At which point, and deciding that all that remains to be done in Trier is to have a beer and watch the football, I enjoy another brew for the ‘best of’ list: Schofferhofer Kristallweiss, a Weissbier with the freshness and sparkle of a Pils and settle in to see if Brazil can provide alternative entertainment to Sonny and Cher out in the square.

Brazil seem out of tune themselves still, however. The champions are disjointed and lacking in confidence, and, rather than looking like the fulcrum of a fabled attacking quartet, Ronaldo appears more suited to lining up at the Masters Football alongside Kenny Sansom and Matt Le Tissier. Once again the burly Real Madrid man is sacrificed, and Robinho’s introduction livens Brazil up.

But Brazil also cede a lot of possession and territory to the Australians and their inability to dominate their games in the traditional manner is worrying. Certainly, compared to the quality of Argentina’s destruction of Serbia, the Brazilians look decidedly unfearsome.

Monday takes us deeper into the Moselle valley to the charming town of Bernkastel-Kues: Bernkastel on one side of the river, Kues on the other. More wine-tasting here, in the company of a burly lady who, for some reason, assumes we are military men. Presumably this is because of the thousand-yard stares and killers’ physiques we possess.

Bernkastel-Kues must be where Germans go to die. There is almost no-one under the age of 65 and the general air of picture-postcard prettiness and coach tour creakiness, while undoubtedly relaxing, soon leaves you checking yourself for a pulse.

Up to Koblenz then, the end of the Moselle wine road and the point at which that river runs into the Rhine. Enough wine and roses, time ease ourselves back into the swing of things, which means the Germany v Ecuador match in a park by the river. But 45 minutes of drizzle and beer in a plastic cup is 45 minutes too many, so we find a bar, with real glasses and everything, for the second half.

The Ecuadorians don’t turn up, happy enough at having qualified and looking forward to a second-round match against England as reward for their successful tournament so far. Meanwhile, more momentum for Germany, who now have a bit of a strut about them, and a man in the goals in Miroslav Klose.

England just about seal top spot in their group, and avoid a second round match with the Germans, but its another pretty listless performance with two new, further woes: injury to Michael Owen, leaving England’s already paltry striking larder positively cobwebbed, and the loss of two goals from balls into the box suggesting hitherto unexpected troubles in central defence.

Sooner or later Eriksson will have to justify his selection of Theo Walcott in the squad, a decision which the Swede seems to be almost pretending he never made. By now Jermaine Defoe, for example, would have had a run-out, especially given the lack of fitness of England’s two main strikers, but in Walcott’s case, it seems that Eriksson is waiting for the genuine desperation situation.
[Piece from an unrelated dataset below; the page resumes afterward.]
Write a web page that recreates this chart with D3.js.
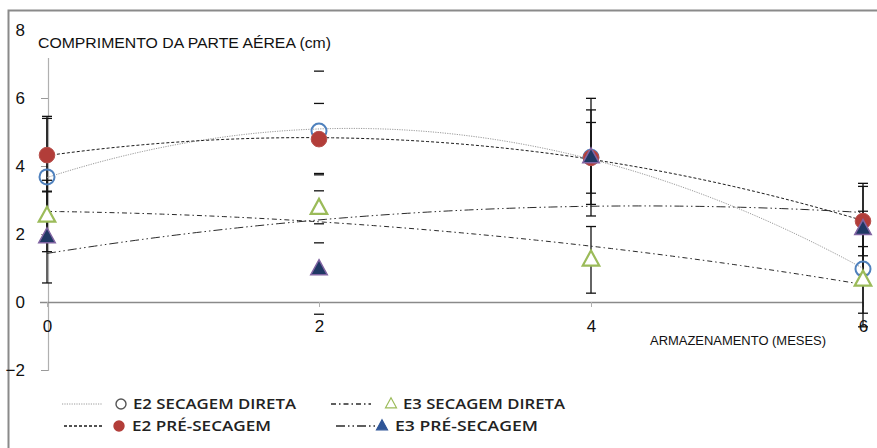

Rooney’s lack of sharpness was repeatedly evident, especially in the minutes before his substitution when several balls played into his path were approached with tired lunges as opposed to his usual voracious enthusiasm.
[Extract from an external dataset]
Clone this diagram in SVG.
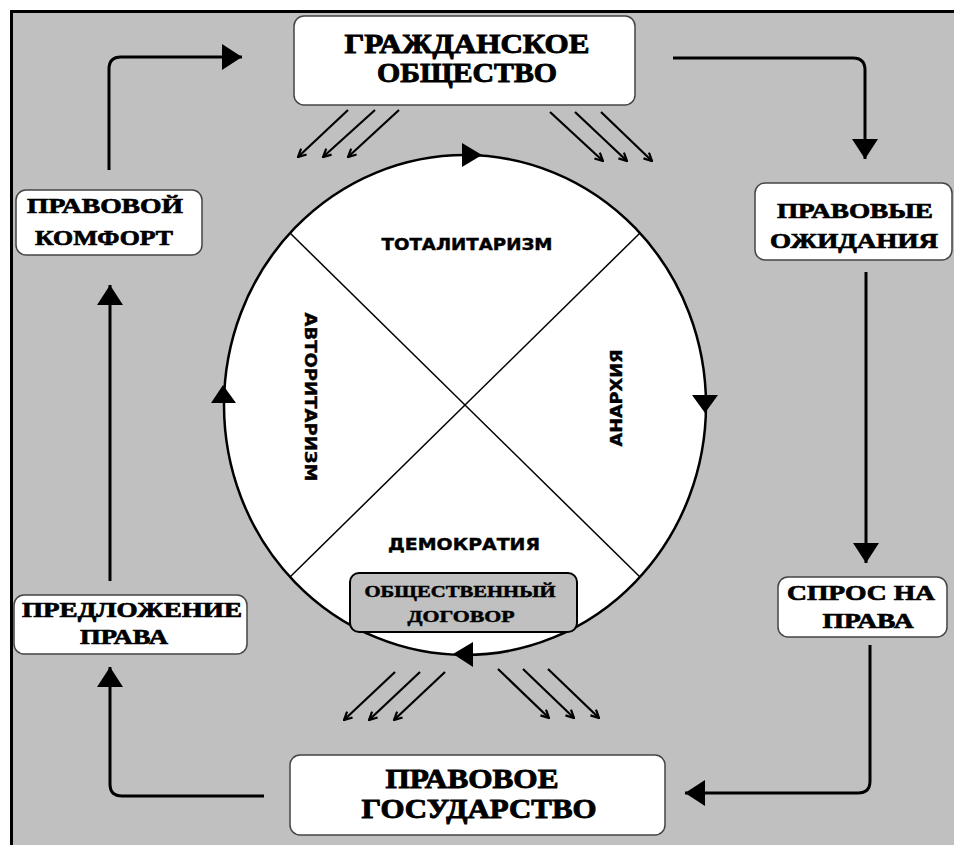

Still, as demonstrated by Joe Cole’s wonderful goal and Steven Gerrard’s headed second, England have enough players capable of the spectacular to get them well into the latter stages, and, as they are on course to meet Portugal, one of the more manageable of the top seeded teams, in the quarter-finals, it could be a semi-final before their inability to control a game and dominate possession cost them.